Recently, I spent six days at a place only about a 10-minute drive from my home, but I had entered a country as “foreign'”to my experience as Botswana or Katmandu.
I had taken up residence in Hospitalland. I was brought in for an emergency appendectomy and had to undergo a second surgery, due to complications.
Adjusting to unique rhythm
As a priest, of course, I had visited Hospitalland many times, but I had never actually lived in it for an extended period. Hospitalland has its own unique rhythms, customs, language, and semiotic systems. Adjusting to it is as complex an undertaking as adjusting to Vienna, Paris, or Tokyo.
For example, the normal rhythm of day and night is interrupted and overturned in Hospitalland. People come barging into your room as regularly at two in the morning as two in the afternoon. I found myself asking visitors not only the time of day, but whether it was morning or evening.
The usual distinctions between public and private simply evanesce in Hospitalland. As my mother told me many years ago, upon returning from a long visit to that country, “When you enter the hospital, you place your modesty in a little bag and leave it by the door. Then you pick it up when you go home.”

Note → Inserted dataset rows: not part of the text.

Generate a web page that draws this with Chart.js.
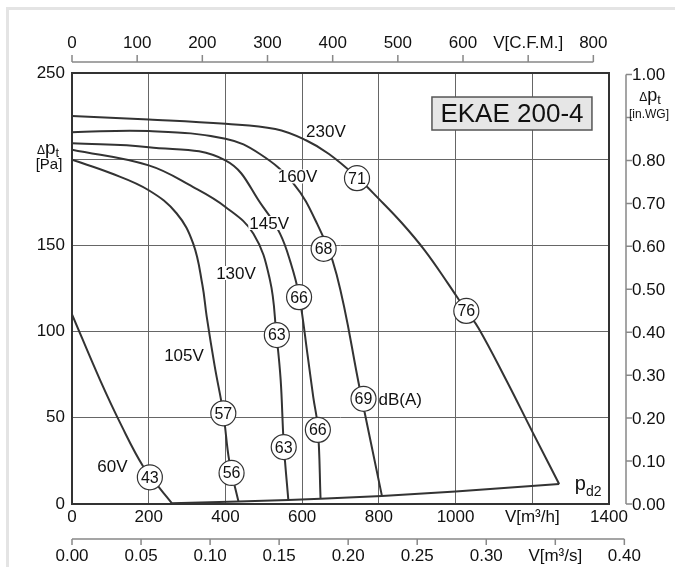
<!DOCTYPE html>
<html><head><meta charset="utf-8">
<script src="https://cdn.jsdelivr.net/npm/chart.js@4"></script>
<style>html,body{margin:0;padding:0;background:#fff;}#c{display:block;}</style>
</head><body>
<canvas id="c" width="675" height="567"></canvas>
<script>
// ---- data ----
const flow230 = [0,200,400,530,610,670,743,800,860,920,980,1028,1060,1133,1200,1270];
const dp230   = [225,223,220.5,217.5,211,203,189.5,177,163,147,128,112,102,71.5,42,11.6];
const flow160 = [0,200,400,490,577,638,690,751,808];
const dp160   = [215.7,216.3,211.9,203,186,163,133,66,4.7];
const flow145 = [0,200,400,499,542,570,592,615,629,641,648];
const dp145   = [209.3,207,199.3,172,157,140,121,85,62,44,3.0];
const flow130 = [0,200,316,400,473,516,533,544,552,564];
const dp130   = [205.5,196.4,183.8,172.3,156.8,130,98,72,35,2.3];
const flow105 = [0,100,200,273,316,340,351,372,394.5,410,434];
const dp105   = [199.7,192,182,168.5,151,127,109,80,52.6,25,1.4];
const flow60  = [0,73,130,186,229,260];
const dp60    = [110,72,45,21.6,9.1,0.5];
const flowPd2 = [260,434,564,648,808,1000,1270];
const dpPd2   = [0.5,1.4,2.3,3.0,4.7,7.2,11.6];

const dbFlow = [743,656,592,534,394.5,1028,760,641,552,416,203];
const dbDp   = [189,148,120,98,52.6,112,61,43,33,18,15.5];
const dbText = ['71','68','66','63','57','76','69','66','63','56','43'];

const voltText = ['230V','160V','145V','130V','105V','60V'];
const voltFlow = [662,588,514,427.5,292,105.5];
const voltDp   = [216,190,163,134,86.5,21.6];

const xTickValues   = [0,200,400,600,800,1000,1200,1400];
const yTickValues   = [0,50,100,150,200,250];
const cfmTicks      = [0,100,200,300,400,500,600,700,800];
const m3sTicks      = [0,0.05,0.10,0.15,0.20,0.25,0.30,0.35,0.40];
const inwgTicks     = [0,0.1,0.2,0.3,0.4,0.5,0.6,0.7,0.8,0.9,1.0];
const M3H_PER_CFM = 1.699;
const PA_PER_INWG = 249.09;
const M3H_PER_M3S = 3600;

// ---- helpers ----
const FONT = "'Liberation Sans', Arial, Helvetica, sans-serif";
const TXT = '#111';
const LINE = '#333';
const pts = (xs, ys) => xs.map((x, i) => ({x, y: ys[i]}));
const curve = (xs, ys) => ({
  data: pts(xs, ys), showLine: true, borderColor: LINE, borderWidth: 2,
  pointRadius: 0, tension: 0.4, fill: false, order: 1
});

function subText(ctx, x, y, parts, align) {
  let total = 0;
  parts.forEach(p => { ctx.font = p[1] + 'px ' + FONT; total += ctx.measureText(p[0]).width; });
  let cx = align === 'center' ? x - total / 2 : x;
  ctx.textAlign = 'left'; ctx.textBaseline = 'alphabetic';
  parts.forEach(p => { ctx.font = p[1] + 'px ' + FONT; ctx.fillText(p[0], cx, y + (p[2] || 0)); cx += ctx.measureText(p[0]).width; });
}

const deco = {
  id: 'deco',
  beforeDraw(chart) {
    const ctx = chart.ctx;
    ctx.save();
    ctx.fillStyle = '#fff'; ctx.fillRect(0, 0, chart.width, chart.height);
    ctx.fillStyle = '#e4e4e4';
    ctx.fillRect(6, 7, chart.width - 6, 3);
    ctx.fillRect(6, 7, 3, chart.height - 7);
    ctx.restore();
  },
  afterDatasetsDraw(chart) {
    const ctx = chart.ctx, xs = chart.scales.x, ys = chart.scales.y;
    ctx.save();
    ctx.font = '17px ' + FONT;
    voltText.forEach((t, i) => {
      const px = xs.getPixelForValue(voltFlow[i]), py = ys.getPixelForValue(voltDp[i]);
      const w = ctx.measureText(t).width;
      ctx.fillStyle = '#fff';
      ctx.fillRect(px - w / 2 - 1, py - 7, w + 2, 14);
      ctx.fillStyle = TXT; ctx.textAlign = 'center'; ctx.textBaseline = 'middle';
      ctx.fillText(t, px, py + 1);
    });
    const meta = chart.getDatasetMeta(0);
    ctx.font = '16px ' + FONT; ctx.fillStyle = TXT; ctx.textAlign = 'center'; ctx.textBaseline = 'middle';
    meta.data.forEach((el, i) => ctx.fillText(dbText[i], el.x, el.y + 1));
    ctx.textAlign = 'left';
    ctx.font = '17px ' + FONT;
    const e69 = meta.data[6];
    ctx.fillText('dB(A)', e69.x + 15, e69.y + 1);
    ctx.fillStyle = TXT;
    subText(ctx, xs.getPixelForValue(1311), ys.getPixelForValue(8), [['p', 20, 0], ['d2', 14, 6]], 'left');
    const bx = xs.getPixelForValue(1147), by = ys.getPixelForValue(226.5);
    ctx.font = '26px ' + FONT;
    const tw = ctx.measureText('EKAE 200-4').width;
    const bw = Math.max(tw + 10, 160), bh = 33;
    ctx.fillStyle = '#e6e6e6'; ctx.fillRect(bx - bw / 2, by - bh / 2, bw, bh);
    ctx.strokeStyle = '#555'; ctx.lineWidth = 1.5; ctx.strokeRect(bx - bw / 2, by - bh / 2, bw, bh);
    ctx.fillStyle = TXT; ctx.textAlign = 'center'; ctx.textBaseline = 'middle';
    ctx.fillText('EKAE 200-4', bx, by + 1);
    ctx.restore();
  },
  afterDraw(chart) {
    const ctx = chart.ctx, xs = chart.scales.x, ys = chart.scales.y, a = chart.chartArea;
    ctx.save();
    ctx.strokeStyle = LINE; ctx.lineWidth = 2;
    ctx.strokeRect(a.left, a.top, a.right - a.left, a.bottom - a.top);
    ctx.strokeStyle = '#888'; ctx.lineWidth = 1.5; ctx.fillStyle = TXT;
    // top CFM axis
    const yTop = 62;
    ctx.beginPath();
    ctx.moveTo(xs.getPixelForValue(0), yTop);
    ctx.lineTo(xs.getPixelForValue(800 * M3H_PER_CFM), yTop);
    cfmTicks.forEach(c => { const px = xs.getPixelForValue(c * M3H_PER_CFM); ctx.moveTo(px, yTop); ctx.lineTo(px, yTop - 7); });
    ctx.stroke();
    ctx.font = '17px ' + FONT; ctx.textAlign = 'center'; ctx.textBaseline = 'middle';
    cfmTicks.forEach(c => { const px = xs.getPixelForValue(c * M3H_PER_CFM); ctx.fillText(c === 700 ? 'V[C.F.M.]' : String(c), px, 43); });
    // bottom m3/s axis
    const yBot = 539;
    ctx.beginPath();
    ctx.moveTo(xs.getPixelForValue(0), yBot);
    ctx.lineTo(xs.getPixelForValue(0.40 * M3H_PER_M3S), yBot);
    m3sTicks.forEach(s => { const px = xs.getPixelForValue(s * M3H_PER_M3S); ctx.moveTo(px, yBot); ctx.lineTo(px, yBot + 6); });
    ctx.stroke();
    m3sTicks.forEach(s => { const px = xs.getPixelForValue(s * M3H_PER_M3S); ctx.fillText(Math.abs(s - 0.35) < 1e-9 ? 'V[m³/s]' : s.toFixed(2), px, 556); });
    // right in.WG axis
    const xR = 626;
    ctx.beginPath();
    ctx.moveTo(xR, ys.getPixelForValue(0));
    ctx.lineTo(xR, ys.getPixelForValue(1.0 * PA_PER_INWG));
    inwgTicks.forEach(w => { const py = ys.getPixelForValue(w * PA_PER_INWG); ctx.moveTo(xR, py); ctx.lineTo(xR + 6, py); });
    ctx.stroke();
    ctx.textAlign = 'left';
    inwgTicks.forEach(w => { if (Math.abs(w - 0.9) < 1e-9) return; const py = ys.getPixelForValue(w * PA_PER_INWG); ctx.fillText(w.toFixed(2), 632, py + 1); });
    subText(ctx, 650, 101, [['\u0394', 12, 0], ['p', 18, 0], ['t', 13, 3]], 'center');
    ctx.font = '12px ' + FONT; ctx.textAlign = 'center'; ctx.textBaseline = 'middle';
    ctx.fillText('[in.WG]', 649, 115);
    subText(ctx, 48, 154, [['\u0394', 12, 0], ['p', 19, 0], ['t', 13, 3]], 'center');
    ctx.font = '15px ' + FONT; ctx.textAlign = 'center'; ctx.textBaseline = 'middle';
    ctx.fillText('[Pa]', 49, 165);
    ctx.restore();
  }
};

new Chart(document.getElementById('c'), {
  type: 'scatter',
  data: {
    datasets: [
      { data: pts(dbFlow, dbDp), pointRadius: 12.5, pointBackgroundColor: '#fff', pointBorderColor: LINE,
        pointBorderWidth: 1.2, showLine: false, order: 0 },
      curve(flow230, dp230), curve(flow160, dp160), curve(flow145, dp145),
      curve(flow130, dp130), curve(flow105, dp105), curve(flow60, dp60),
      { data: pts(flowPd2, dpPd2), showLine: true, borderColor: LINE, borderWidth: 2, pointRadius: 0, tension: 0, order: 1 }
    ]
  },
  options: {
    responsive: false, animation: false, devicePixelRatio: 1,
    layout: { padding: { top: 73, right: 66, bottom: 0, left: 0 } },
    plugins: { legend: { display: false }, tooltip: { enabled: false } },
    scales: {
      x: {
        type: 'linear', min: 0, max: 1400,
        afterBuildTicks(s) { s.ticks = xTickValues.map(v => ({value: v})); },
        ticks: { color: TXT, font: { family: FONT, size: 17 }, padding: 3, maxRotation: 0, autoSkip: false,
          callback: v => v === 1200 ? 'V[m³/h]' : String(v) },
        grid: { color: '#666', lineWidth: 1, drawTicks: false },
        border: { display: false },
        afterFit(s) { s.height = 63; }
      },
      y: {
        type: 'linear', min: 0, max: 250,
        afterBuildTicks(s) { s.ticks = yTickValues.map(v => ({value: v})); },
        ticks: { color: TXT, font: { family: FONT, size: 17 }, padding: 7,
          callback: v => v === 200 ? '' : String(v) },
        grid: { color: '#666', lineWidth: 1, drawTicks: false },
        border: { display: false },
        afterFit(s) { s.width = 72; }
      }
    }
  },
  plugins: [deco]
});
</script>
</body></html>
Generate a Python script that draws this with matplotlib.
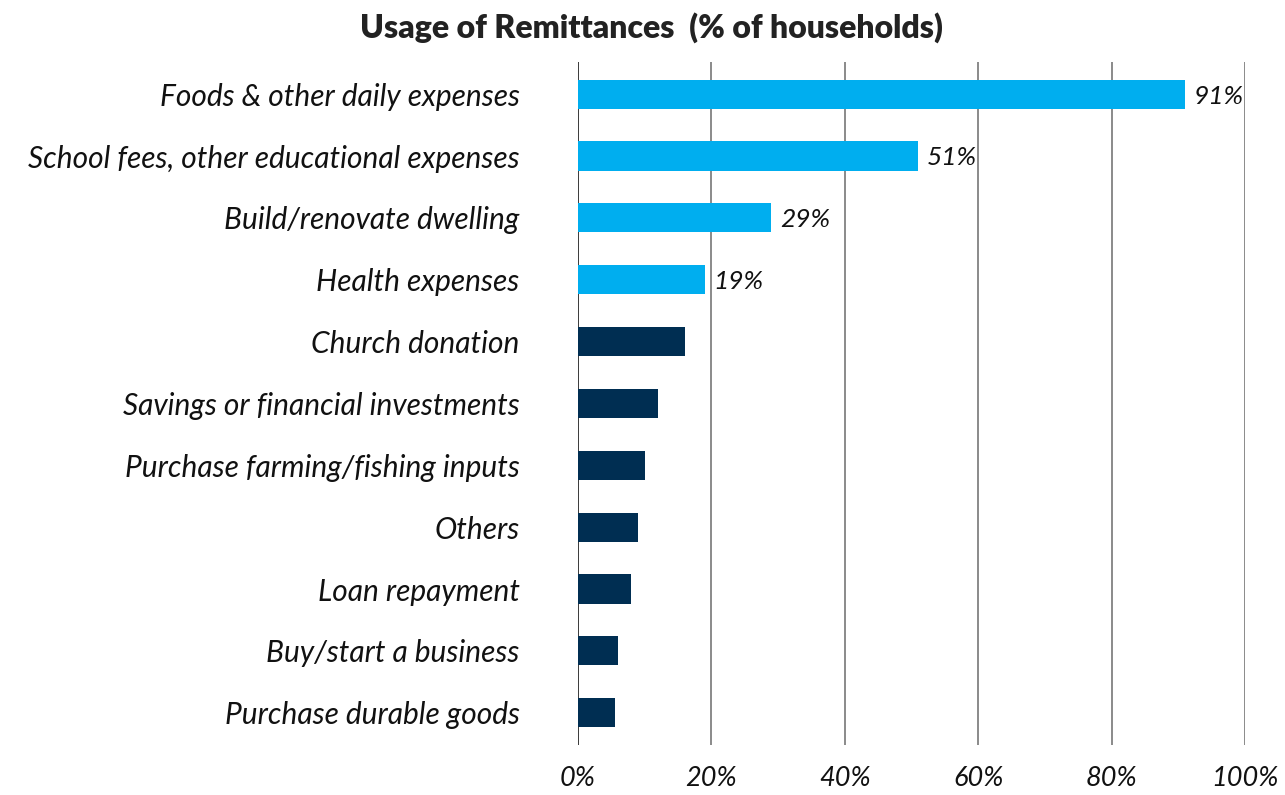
import matplotlib.pyplot as plt

categories = [
    "Foods & other daily expenses",
    "School fees, other educational expenses",
    "Build/renovate dwelling",
    "Health expenses",
    "Church donation",
    "Savings or financial investments",
    "Purchase farming/fishing inputs",
    "Others",
    "Loan repayment",
    "Buy/start a business",
    "Purchase durable goods",
]
shares = [91, 51, 29, 19, 16, 12, 10, 9, 8, 6, 5.5]
highlighted = [True, True, True, True, False, False, False, False, False, False, False]
xticks = [0, 20, 40, 60, 80, 100]
xtick_labels = ["0%", "20%", "40%", "60%", "80%", "100%"]

plt.rcParams['font.family'] = ['Lato', 'DejaVu Sans']

fig = plt.figure(figsize=(12.85, 7.95), dpi=100)
ax = fig.add_axes([0.4498, 0.063, 0.519, 0.859])

ypos = list(range(len(categories)))
colors = ['#00AEEF' if h else '#002E52' for h in highlighted]
ax.barh(ypos, shares, height=0.47, color=colors, zorder=3)

# percentage labels on the highlighted bars only
for y, v, h in zip(ypos, shares, highlighted):
    if h:
        ax.text(v + 1.3, y + 0.03, f"{v:g}%", va='center', ha='left',
                fontsize=19, style='italic', color='#111111')

ax.set_xlim(0, 100)
ax.set_ylim(len(categories) - 0.48, -0.52)
ax.set_yticks(ypos)
ax.set_yticklabels(categories, fontsize=21.5, style='italic', color='#111111')
ax.set_xticks(xticks)
ax.set_xticklabels(xtick_labels, fontsize=19.5, style='italic', color='#111111')
ax.tick_params(axis='y', length=0, pad=42)
ax.tick_params(axis='x', length=0, pad=15)

for x in xticks:
    ax.axvline(x, color='#3a3a3a' if x == 0 else '#8a8a8a', lw=1.4, zorder=1)

for s in ax.spines.values():
    s.set_visible(False)

fig.text(0.507, 0.965, "Usage of Remittances  (% of households)",
         ha='center', va='center', fontsize=23, fontweight='heavy', color='#222222')

plt.savefig('out.png', dpi=100)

Characterized by passivity
But for me the characteristic of Hospitalland is passivity. When you pass through the doors of the hospital, you hand your life over to other people. They transport you, clean you, test you, make you wait for results, poke you, prod you, take blood out of you, and cut into you.
When you are at your wits’ end, frustrated beyond words, so eager to get home that you can taste it, you have to wait for them to give you permission to leave.
You place your modesty in a little bag by the door when you enter the hospital, and you put your autonomy in that same container.
Spiritual implications
And this is of more than merely psychological interest. It has, indeed, far-reaching spiritual implications.
As I lay on my back in Hospitalland, a phrase kept coming unbidden into my mind: “the divinization of one’s passivities.” This is a line from one of the great spiritual works of the 20th century, The Divine Milieu by the French Jesuit Pierre Teilhard de Chardin.
In that seminal text, Teilhard famously distinguished between the divinization of one’s activities and the divinization of one’s passivities.
The former is a noble spiritual move, consisting in the handing over of one’s achievements and accomplishments to the purposes of God. Teilhard desired to devote all that he did (and he did a lot) ad majorem Dei gloriam (to the greater glory of God).
But this attitude, Teilhard felt, came nowhere near the spiritual power of divinizing one’s passivities. By this he meant the handing over of one’s suffering to God, the surrendering to the Lord of those things that are done to us, those things over which we have no control.
We become sick; a loved one dies suddenly; we lose a job; a much-desired position goes to someone else; we are unfairly criticized; we find ourselves, unexpectedly, in the valley of the shadow of death.
These experiences lead some people to despair, but the spiritually alert person should see them as a particularly powerful way to come to union with God. A Christian would speak here of participating in the cross of Christ.
How strange that the central icon of the Christian faith is not some great achievement or activity, but rather something horrible being done to a person. The point is that suffering, offered to God, allows the Lord to work his purpose out with unsurpassed power.
Teilhard’s distinction is an echo of St. John of the Cross’ distinction between the “active” and “passive” nights of the soul. For the great Spanish master, the dark night has nothing to do with psychological depression, but rather with a pruning away of attachments that keep one from complete union with God.
This pruning can take a conscious and intentional form (the active night) or it can be something endured. In a word, we can rid ourselves of attachments — or God can do it for us. The latter, St. John thinks, is far more powerful and cleansing than the former.
I believe that my stay in the country of Hospitalland had a good deal to do with the divinization of my passivities and with the passive night of the soul. I certainly wouldn’t actively seek to go back to that land, but perhaps God might send me there again. May I have the grace to accept it as a gift.